When you’re nervous, you tense up. This nervous tension makes it impossible to move with speed and power. You must stay relaxed.
The best way to remain relaxed in a tense situation is to know exactly what you’re going to do. Have a plan of action. Even the best pro fighters follow a game plan.
Move the weapon first
Don’t telegraph your actions. Instead, move your fist (or whatever you’re striking with) first. The element of surprise is extremely important because the easiest thing an opponent can do is make you miss your punch or strike. Make it difficult for him to dodge your blow by moving your fist before you move the rest of your body.
Accelerate to the target
Start fast, and end up even faster. You want to accelerate your strike towards the target.
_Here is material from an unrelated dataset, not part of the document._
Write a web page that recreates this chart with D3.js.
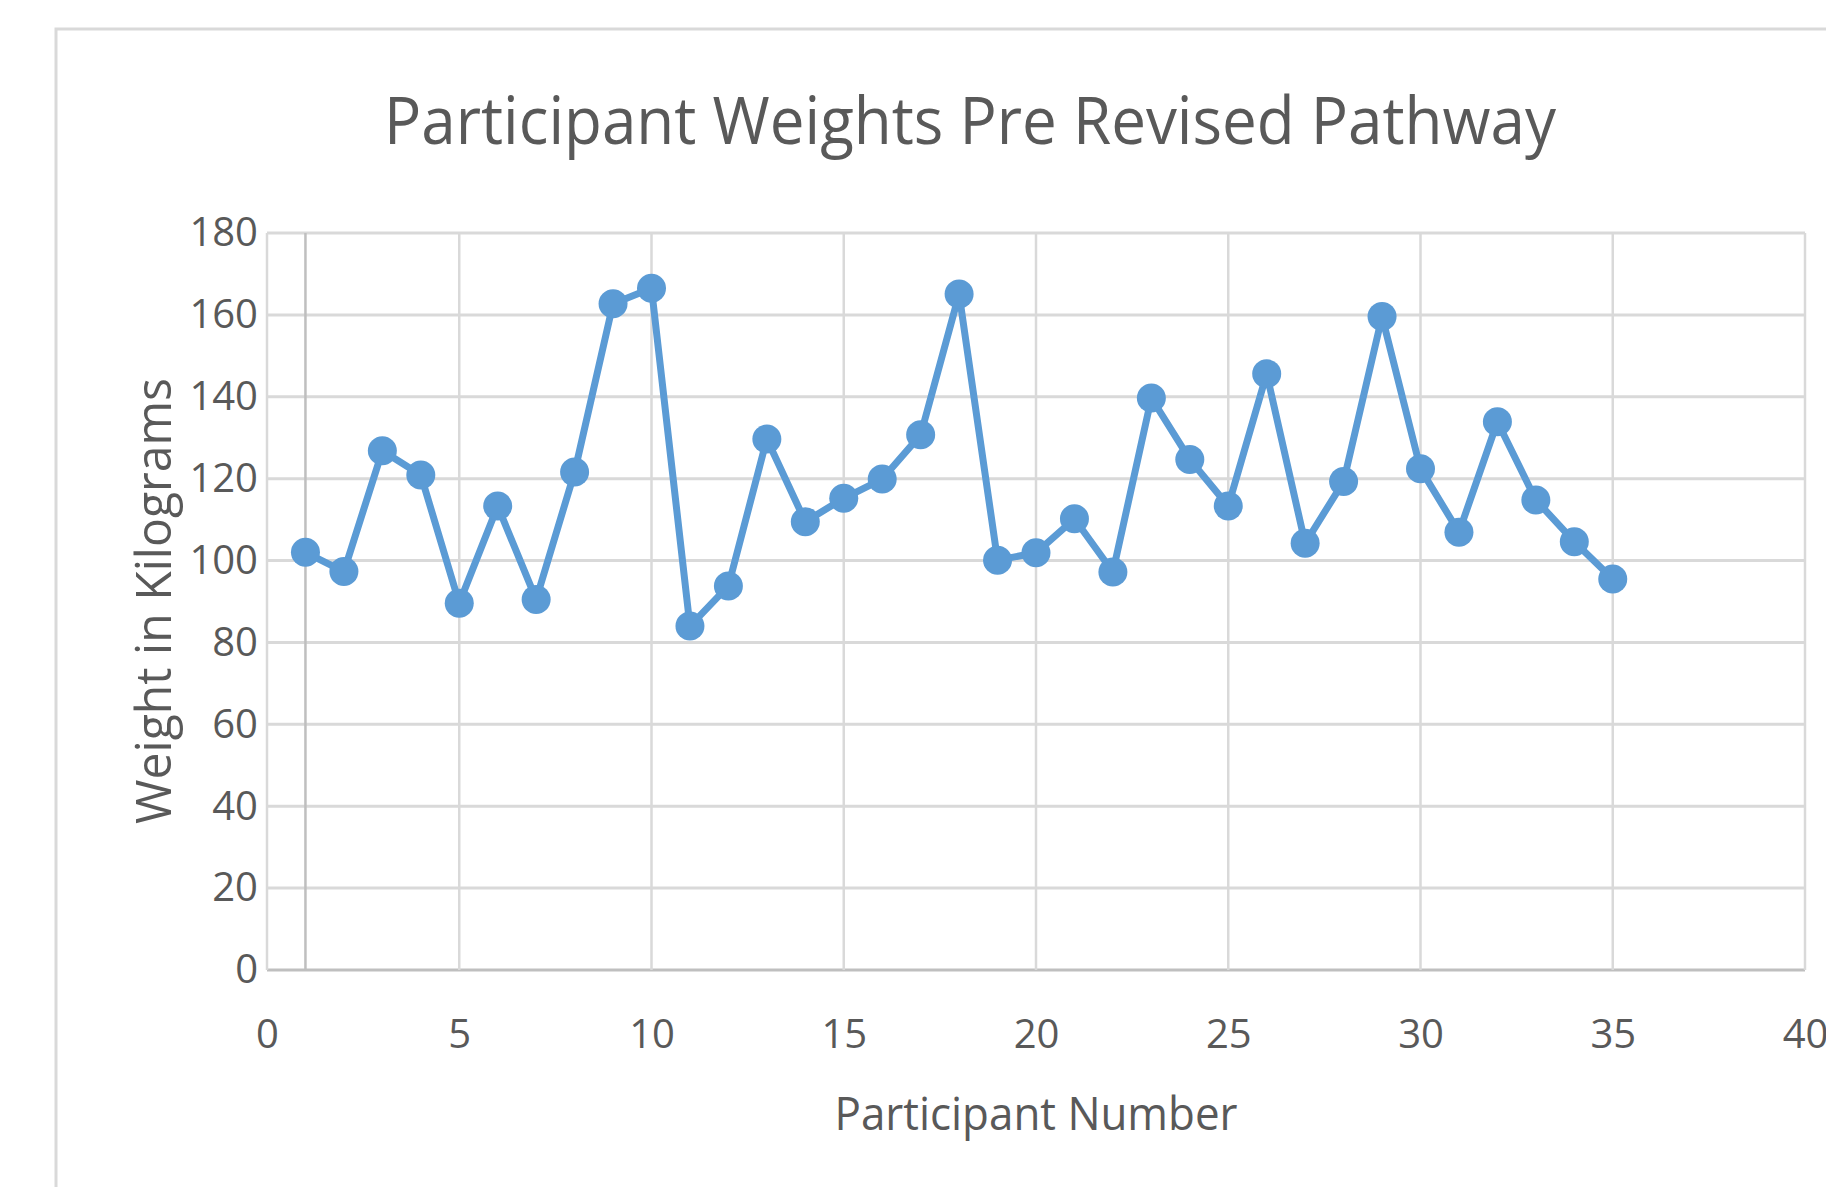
<!DOCTYPE html>
<html>
<head>
<meta charset="utf-8">
<script src="https://cdn.jsdelivr.net/npm/d3@7"></script>
<style>
html,body{margin:0;padding:0;background:#fff;}
svg{display:block;}
text{font-family:"Open Sans",sans-serif;fill:#595959;}
</style>
</head>
<body>
<svg id="chart" width="1826" height="1187"></svg>
<script>
const participants = [1,2,3,4,5,6,7,8,9,10,11,12,13,14,15,16,17,18,19,20,21,22,23,24,25,26,27,28,29,30,31,32,33,34,35];
const weights = [102,97.3,126.8,120.9,89.6,113.3,90.5,121.6,162.7,166.5,84,93.8,129.7,109.5,115.2,119.9,130.7,165.1,100.1,101.9,110.2,97.2,139.7,124.7,113.3,145.6,104.2,119.3,159.6,122.4,106.9,133.9,114.8,104.6,95.5];
const xTicks = [0,5,10,15,20,25,30,35,40];
const yTicks = [0,20,40,60,80,100,120,140,160,180];
const titleText = "Participant Weights Pre Revised Pathway";
const xTitle = "Participant Number";
const yTitle = "Weight in Kilograms";

const svg = d3.select("#chart");
const x = d3.scaleLinear().domain([0,40]).range([267,1805]);
const y = d3.scaleLinear().domain([0,180]).range([970,233]);

// chart area border
svg.append("rect").attr("x",56).attr("y",29).attr("width",2000).attr("height",2000)
  .attr("fill","#fff").attr("stroke","#D9D9D9").attr("stroke-width",3);

// horizontal gridlines
svg.append("g").selectAll("line").data(yTicks).join("line")
  .attr("x1",x(0)).attr("x2",x(40)).attr("y1",d=>y(d)).attr("y2",d=>y(d))
  .attr("stroke",d=>d===0?"#BFBFBF":"#D9D9D9").attr("stroke-width",3);
// vertical gridlines
svg.append("g").selectAll("line").data(xTicks).join("line")
  .attr("x1",d=>x(d)).attr("x2",d=>x(d)).attr("y1",y(180)).attr("y2",y(0))
  .attr("stroke","#D9D9D9").attr("stroke-width",2.5);
// vertical axis line crossing at 1
svg.append("line").attr("x1",x(1)).attr("x2",x(1)).attr("y1",y(180)).attr("y2",y(0))
  .attr("stroke","#BFBFBF").attr("stroke-width",2.5);

// axes via d3
const yAxis = svg.append("g").attr("transform",`translate(${x(0)},0)`)
  .call(d3.axisLeft(y).tickValues(yTicks).tickSize(0).tickPadding(9));
yAxis.select(".domain").remove();
yAxis.selectAll("text").attr("font-size",40).attr("font-family","Open Sans").attr("fill","#595959");

const xAxis = svg.append("g").attr("transform",`translate(0,${y(0)})`)
  .call(d3.axisBottom(x).tickValues(xTicks).tickSize(0).tickPadding(50));
xAxis.select(".domain").remove();
xAxis.selectAll("text").attr("font-size",40).attr("font-family","Open Sans").attr("fill","#595959");

// line and markers
const data = participants.map((p,i)=>({p, w: weights[i]}));
svg.append("path").datum(data)
  .attr("d", d3.line().x(d=>x(d.p)).y(d=>y(d.w)))
  .attr("fill","none").attr("stroke","#5B9BD5").attr("stroke-width",7).attr("stroke-linejoin","round");
svg.append("g").selectAll("circle").data(data).join("circle")
  .attr("cx",d=>x(d.p)).attr("cy",d=>y(d.w)).attr("r",14.5).attr("fill","#5B9BD5");

// titles
svg.append("text").attr("x",970).attr("y",144).attr("text-anchor","middle")
  .attr("font-size",66).attr("textLength",1172).attr("lengthAdjust","spacingAndGlyphs").text(titleText);
svg.append("text").attr("x",1036).attr("y",1130).attr("text-anchor","middle")
  .attr("font-size",46).attr("textLength",403).attr("lengthAdjust","spacingAndGlyphs").text(xTitle);
svg.append("text").attr("transform","translate(171,601) rotate(-90)").attr("text-anchor","middle")
  .attr("font-size",50).attr("textLength",446).attr("lengthAdjust","spacingAndGlyphs").text(yTitle);
</script>
</body>
</html>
This concept is important when you consider that many people practice punching without hitting the pads or the heavy bag. When they do this, they intentionally slow down at the end of their punches to avoid hyperextending the elbow. Some people even “snap back” their punches, either to regain the guard position, or to avoid having an opponent grab their arm.
But for maximum punching power, you have to accelerate to the target and commit fully to the power of the strike.
Move to the target
Once your punch is on its way, you want to move your body weight towards the target. Or, at least, you want to move your body weight in line with the direction of your punch.
Getting your body behind the blow is a simple way to add power to your punch. So don’t be afraid to step in with a punch.
As I mentioned in the ‘accelerate‘ section, it’s important not to slow your punch down towards the end of your range of motion. Instead, penetrate the target. You should aim to finish your punches inside your opponent’s body (or inside the heavy bag), rather than on the surface.
For maximum power against resistance, snapping back is the wrong thing to do.
So there you have it, five proven concepts behind increasing your power, and an acronym you can use to remember those concepts.